Herbert Gilchrist, a painter, was born in London, son of Alexander and Anne Gilchrist. In 1876, when he accompanied his mother and sisters to America, he was a student at the Royal Academy of Arts. During the two years that the Gilchrists lived in Philadelphia, he continued painting on his own—for the most part, painting Whitman. However, in the winter that the Gilchrists spent in New York (1878–1879), he studied under William Merritt Chase.

Herbert's devotion to Whitman was the dominating force in his life. Like his mother's devotion to the poet, it began long before they met.
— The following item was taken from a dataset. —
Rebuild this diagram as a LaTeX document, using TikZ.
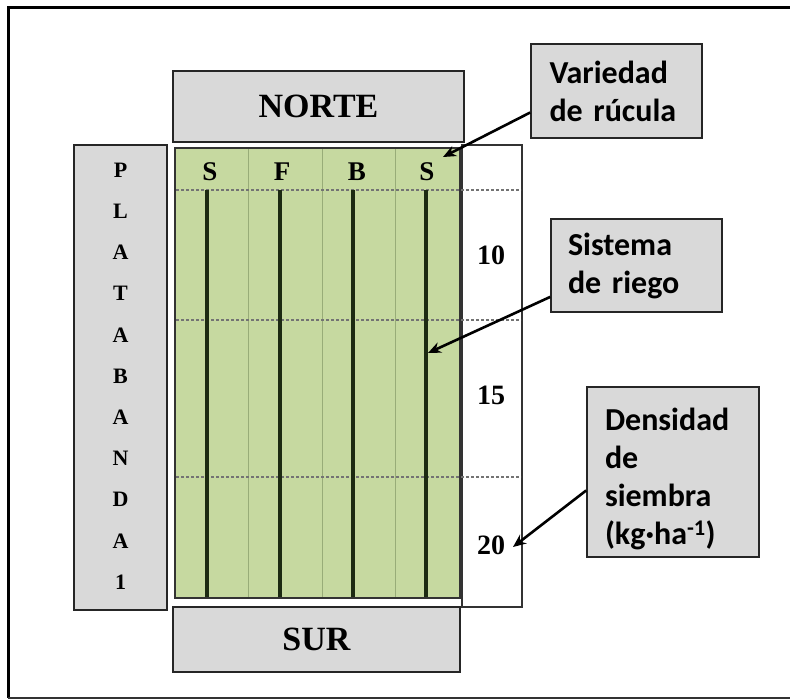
\documentclass[tikz,border=0pt]{standalone}
\usepackage{fontspec}
\setmainfont{Liberation Serif}
\newfontfamily\callfont{Carlito}
\usetikzlibrary{arrows.meta,calc}
\definecolor{boxgray}{HTML}{D9D9D9}
\definecolor{fieldgreen}{HTML}{C6D9A0}
\definecolor{divgreen}{HTML}{98AC78}
\definecolor{rowdark}{HTML}{1C2A12}
\tikzset{
  graybox/.style={draw=black!85, line width=1.6pt, fill=boxgray, inner sep=0pt},
  callbox/.style={draw=black!85, line width=1.6pt, fill=boxgray, inner sep=0pt, align=left,
    font=\callfont\bfseries\fontsize{32}{38}\selectfont},
  serifbig/.style={font=\bfseries\fontsize{34}{38}\selectfont},
  rowlab/.style={font=\bfseries\fontsize{27}{30}\selectfont},
  numlab/.style={font=\bfseries\fontsize{28}{32}\selectfont},
  riego/.style={draw=rowdark, line width=3.6pt},
  divline/.style={draw=divgreen, line width=1pt},
  rowsep/.style={draw=black!55, line width=1.4pt, dash pattern=on 3pt off 2pt},
  callarrow/.style={draw=black, line width=2.6pt, -{Stealth[length=13pt,width=11pt]}}
}
\begin{document}
\begin{tikzpicture}[x=1pt,y=-1pt]
\useasboundingbox (0,0) rectangle (790,700);
\fill[white] (0,0) rectangle (790,700);
% outer frame (no right side)
\draw[line width=3pt, black] (790,8) -- (8,8) -- (8,698);
\draw[line width=2.2pt, black!80] (8,698) -- (790,698);

% field
\node[draw=black!80, line width=1.4pt, fill=fieldgreen, minimum width=285pt, minimum height=450pt, inner sep=0pt] (field) at (317.5,373) {};
% right column
\node[draw=black!80, line width=1.4pt, fill=white, minimum width=60pt, minimum height=462pt, inner sep=0pt] (rcol) at (492,376) {};
% dividers
\foreach \x in {248,322,395} \draw[divline] (\x,149) -- (\x,597);
% dashed row separators
\foreach \y in {190,320,477} \draw[rowsep] (176,\y) -- (521,\y);
% riego lines
\foreach \x in {207,280,353,426} \draw[riego] (\x,190) -- (\x,597);
% redraw field border right edge
\draw[black!80, line width=1.4pt] (460,147) -- (460,599);

% row labels
\node[rowlab] (s1) at (210,172) {S};
\node[rowlab] (f) at (282,172) {F};
\node[rowlab] (b) at (357,172) {B};
\node[rowlab] (s2) at (427,172) {S};

% numbers
\node[numlab] (n10) at (491,255) {10};
\node[numlab] (n15) at (491,395) {15};
\node[numlab] (n20) at (491,545) {20};

% north / south
\node[graybox, serifbig, minimum width=291pt, minimum height=71pt] (norte) at (318.5,106.5) {NORTE};
\node[graybox, serifbig, minimum width=287pt, minimum height=65pt] (sur) at (316.5,639.5) {SUR};

% platabanda
\node[graybox, minimum width=93pt, minimum height=465pt] (plat) at (120.5,377.5) {};
\node[align=center, font=\bfseries\fontsize{22}{41.2}\selectfont, inner sep=0pt] (platlab) at (120.5,376) {P\\L\\A\\T\\A\\B\\A\\N\\D\\A\\1};

% callouts
\node[callbox, minimum width=171pt, minimum height=94pt, text width=134pt] (var) at (616.5,91) {Variedad\\de rúcula};
\node[callbox, minimum width=171pt, minimum height=93pt, text width=137pt] (sis) at (636.5,265.5) {Sistema\\de riego};
\node[callbox, minimum width=172pt, minimum height=170pt, text width=136pt] (den) at (673,472) {\rule{0pt}{36pt}Densidad\\de\\siembra\\(kg·ha\textsuperscript{-1})};

\coordinate (tipvar) at (443,157);
\coordinate (tipsis) at (428,353);
\coordinate (tipden) at (513,547);
\draw[callarrow] (var.194) -- (tipvar);
\draw[callarrow] (sis.200) -- (tipsis);
\draw[callarrow] (den.192) -- (tipden);
\end{tikzpicture}
\end{document}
When he was seventeen, Anne wrote to Walt that Herbert had read Leaves of Grass "quite through" with "a large measure of responsive delight" (qtd. in Alcaro 149). In America, Walt became the center of his existence. In Philadelphia, in addition to seeing the poet almost daily at the Gilchrists' house, Herbert often visited him in Camden and joined him at the Staffords' farm. There can be little doubt that Herbert was one of Walt's young lovers. When the Gilchrists returned to England (1879), like his mother, Herbert wrote regularly to Walt and helped collect funds for him. After Anne died in 1885, Herbert hastily compiled a biography, Anne Gilchrist: Her Life and Writings (1887), and returned to Philadelphia to paint Walt's portrait.

Herbert's powerful portrait of Whitman was warmly acclaimed in London. In Philadelphia its reception was less enthusiastic. Whitman preferred Eakins's portrait, claiming that Herbert had "prettified" him, given him "Italianate" curls (qtd. in Alcaro 175). However, Horace Traubel also recorded Walt's refusal to be too hard on it: "I love Herbert too much," Walt told Thomas Harned (Traubel 156). Herbert lived in Philadelphia for several years, visiting the ailing poet faithfully. He was a speaker at Walt's seventieth birthday celebration. After Whitman's death, Gilchrist returned to England. In 1914 he took his own life.

Bibliography

Alcaro, Marion Walker. Walt Whitman's Mrs. G: A Biography of Anne Gilchrist. Madison, N.J.: Fairleigh Dickinson UP, 1991.

Traubel, Horace. With Walt Whitman in Camden. Vol. 1. 1906. New York: Rowman and Littlefield, 1961.